La risposta? “Indebolire la mafia sottraendole potere economico”, è la tesi del nuovo prefetto di Verona, Donato Giovanni Cafagna, una lunga esperienza nella Terra dei fuochi in Campania, in Puglia ma anche a Milano, nella stagione dell’Expo, un buon esempio di come, proprio con le “interdittive” della Prefettura rivolte alle imprese sospette di relazioni con ambienti criminali, si siano salvaguardate le esigenze di fare presto e bene importanti lavori pubblici e, contemporaneamente, quelle di trasparenza ed efficienza della pubblica amministrazione.
Fermare lo sguardo su Milano, dunque.
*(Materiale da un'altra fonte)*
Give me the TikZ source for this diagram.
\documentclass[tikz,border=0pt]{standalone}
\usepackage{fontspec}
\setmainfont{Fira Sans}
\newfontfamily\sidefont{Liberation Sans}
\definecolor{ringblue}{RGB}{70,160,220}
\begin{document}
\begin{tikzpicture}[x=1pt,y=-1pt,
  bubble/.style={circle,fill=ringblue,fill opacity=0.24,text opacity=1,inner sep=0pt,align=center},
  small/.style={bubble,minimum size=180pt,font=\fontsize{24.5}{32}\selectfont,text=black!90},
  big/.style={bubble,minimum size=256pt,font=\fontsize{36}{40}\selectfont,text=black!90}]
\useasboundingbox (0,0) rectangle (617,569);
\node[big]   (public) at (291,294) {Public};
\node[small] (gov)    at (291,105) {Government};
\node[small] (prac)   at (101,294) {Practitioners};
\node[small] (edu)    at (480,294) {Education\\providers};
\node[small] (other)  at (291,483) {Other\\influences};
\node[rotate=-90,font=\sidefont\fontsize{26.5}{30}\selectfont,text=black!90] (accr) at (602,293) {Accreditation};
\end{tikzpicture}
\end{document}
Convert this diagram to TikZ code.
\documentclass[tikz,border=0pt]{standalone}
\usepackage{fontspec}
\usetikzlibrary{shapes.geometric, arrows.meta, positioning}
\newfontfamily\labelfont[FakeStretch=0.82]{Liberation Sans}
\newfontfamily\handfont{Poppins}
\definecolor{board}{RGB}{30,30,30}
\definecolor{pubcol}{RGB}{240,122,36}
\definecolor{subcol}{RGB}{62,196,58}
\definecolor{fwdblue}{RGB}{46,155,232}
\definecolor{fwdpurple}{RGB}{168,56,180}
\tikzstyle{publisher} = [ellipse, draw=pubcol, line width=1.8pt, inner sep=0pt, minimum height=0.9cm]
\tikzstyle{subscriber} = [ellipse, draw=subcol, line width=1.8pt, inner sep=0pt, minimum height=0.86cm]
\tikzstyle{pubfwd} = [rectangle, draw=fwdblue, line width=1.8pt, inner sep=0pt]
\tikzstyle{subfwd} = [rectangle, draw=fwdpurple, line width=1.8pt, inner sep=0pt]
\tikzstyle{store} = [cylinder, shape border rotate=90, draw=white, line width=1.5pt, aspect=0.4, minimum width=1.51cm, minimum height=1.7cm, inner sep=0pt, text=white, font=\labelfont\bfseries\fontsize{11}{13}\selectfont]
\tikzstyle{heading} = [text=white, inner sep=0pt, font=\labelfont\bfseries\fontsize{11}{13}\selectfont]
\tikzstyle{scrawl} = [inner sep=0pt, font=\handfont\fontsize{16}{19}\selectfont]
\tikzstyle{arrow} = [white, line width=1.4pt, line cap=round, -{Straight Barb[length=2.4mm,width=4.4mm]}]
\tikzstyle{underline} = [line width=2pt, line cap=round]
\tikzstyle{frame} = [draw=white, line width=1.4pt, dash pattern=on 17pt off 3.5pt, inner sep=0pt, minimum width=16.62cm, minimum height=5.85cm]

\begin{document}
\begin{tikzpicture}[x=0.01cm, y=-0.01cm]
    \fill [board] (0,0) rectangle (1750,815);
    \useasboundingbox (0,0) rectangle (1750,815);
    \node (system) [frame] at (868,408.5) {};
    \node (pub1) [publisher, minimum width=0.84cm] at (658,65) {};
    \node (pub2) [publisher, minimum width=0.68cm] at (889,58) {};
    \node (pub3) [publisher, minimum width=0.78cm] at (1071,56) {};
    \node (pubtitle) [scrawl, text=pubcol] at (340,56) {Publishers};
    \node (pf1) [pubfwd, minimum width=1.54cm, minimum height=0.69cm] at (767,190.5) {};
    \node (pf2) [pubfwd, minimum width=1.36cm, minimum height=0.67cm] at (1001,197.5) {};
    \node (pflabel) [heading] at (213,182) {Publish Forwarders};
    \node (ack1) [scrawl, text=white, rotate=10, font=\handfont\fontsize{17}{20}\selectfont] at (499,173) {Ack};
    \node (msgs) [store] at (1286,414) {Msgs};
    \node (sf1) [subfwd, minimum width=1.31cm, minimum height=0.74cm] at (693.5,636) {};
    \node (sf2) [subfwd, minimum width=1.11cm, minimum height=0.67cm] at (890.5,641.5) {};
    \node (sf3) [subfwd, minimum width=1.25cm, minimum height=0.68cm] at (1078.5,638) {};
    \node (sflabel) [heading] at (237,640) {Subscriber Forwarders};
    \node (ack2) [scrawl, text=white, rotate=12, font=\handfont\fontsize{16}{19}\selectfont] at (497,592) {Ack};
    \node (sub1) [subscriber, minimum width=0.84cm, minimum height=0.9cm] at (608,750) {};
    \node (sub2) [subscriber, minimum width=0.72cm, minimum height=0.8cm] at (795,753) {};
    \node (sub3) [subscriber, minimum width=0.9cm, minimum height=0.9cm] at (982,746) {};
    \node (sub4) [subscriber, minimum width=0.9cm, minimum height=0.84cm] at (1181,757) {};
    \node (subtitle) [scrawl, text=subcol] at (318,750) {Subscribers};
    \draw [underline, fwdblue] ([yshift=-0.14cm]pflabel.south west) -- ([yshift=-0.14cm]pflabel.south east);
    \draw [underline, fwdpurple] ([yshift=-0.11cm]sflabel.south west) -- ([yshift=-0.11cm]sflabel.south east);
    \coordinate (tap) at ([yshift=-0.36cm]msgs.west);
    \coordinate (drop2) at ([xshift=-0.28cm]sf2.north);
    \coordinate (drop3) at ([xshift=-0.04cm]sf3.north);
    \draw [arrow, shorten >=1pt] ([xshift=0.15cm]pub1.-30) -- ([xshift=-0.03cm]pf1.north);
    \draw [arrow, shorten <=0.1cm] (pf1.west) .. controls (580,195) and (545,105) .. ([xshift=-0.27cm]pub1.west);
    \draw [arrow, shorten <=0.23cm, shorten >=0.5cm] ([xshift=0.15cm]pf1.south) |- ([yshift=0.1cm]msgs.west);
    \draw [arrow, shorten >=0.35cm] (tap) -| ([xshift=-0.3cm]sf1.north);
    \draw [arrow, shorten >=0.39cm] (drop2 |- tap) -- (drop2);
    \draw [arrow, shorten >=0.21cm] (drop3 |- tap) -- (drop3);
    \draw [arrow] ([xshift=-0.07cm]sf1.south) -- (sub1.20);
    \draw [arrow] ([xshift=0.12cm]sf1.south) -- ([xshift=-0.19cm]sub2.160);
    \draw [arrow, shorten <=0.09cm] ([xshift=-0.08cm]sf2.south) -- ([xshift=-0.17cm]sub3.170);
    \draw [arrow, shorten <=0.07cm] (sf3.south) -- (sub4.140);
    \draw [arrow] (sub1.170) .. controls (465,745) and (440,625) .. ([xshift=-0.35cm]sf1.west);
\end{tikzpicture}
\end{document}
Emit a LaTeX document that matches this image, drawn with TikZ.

Per capire meglio tendenze criminali e reazioni della società civile.
Sostiene ancora “Il socio occulto” della Caramazza: “La scelta da parte della mafia di entrare nel mercato legale attraverso il controllo di imprese sane costituisce uno dei maggiori rischi per la tutela della libera azione economica e per l’esercizio di un’equa concorrenza”. E ancora: “Siamo in presenza di una strategia aggressiva ma silenziosa e mimetica, attraverso cui l’impresa legale diventa bersaglio delle organizzazioni criminali, fino a quando il confine tra impresa legale e impresa illecita, o addirittura criminale, non è più demarcabile”.
Proprio da questa consapevolezza è nata, dieci anni fa, la scelta di Assolombarda di puntare sulla difesa e la promozione della legalità, come funzione essenziale per la competitività di Milano e delle sue imprese, considerando le mafie (la ‘ndrangheta, innanzitutto, l’organizzazione criminale attualmente più potente e diffusa) come una presenza eversiva. Eversiva del mercato. Eversiva della sostenibilità economica dello sviluppo. Eversiva dei rapporti commerciali e di lavoro, in parecchi settori della vita economica e sociale: l’edilizia, gli appalti e le forniture pubbliche, la sanità, il commercio, il trasporto, lo smaltimento dei rifiuti, una serie di servizi finanziari. Un impegno antimafia di lunga lena. Fondato sullo studio del fenomeno, sulle relazioni positive con Palazzo di Giustizia e le strutture degli inquirenti (l’azione investigativa e repressiva è fondamentale, anche se da sola non sufficiente a battere le cosche mafiose), su un’insistente attività di sensibilizzazione e di comunicazione con i responsabili delle imprese iscritte ad Assolombarda. Il messaggio chiave: la mafia non è un’agenzia di servizi cui rivolgersi per risolvere un problema, avere un finanziamento, recuperare un credito, ottenere un appalto, vincere una gara di fornitura, battere un concorrente o risolvere un conflitto sindacale. Il rapporto con la mafia è “per sempre”. L’azienda inquinata è un’azienda condannata a finire nell’universo dell’economia illegale.
Il messaggio trova ascolto. Il “socio occulto” è ancora attivo, una tentazione costante. Ma finora non vincente.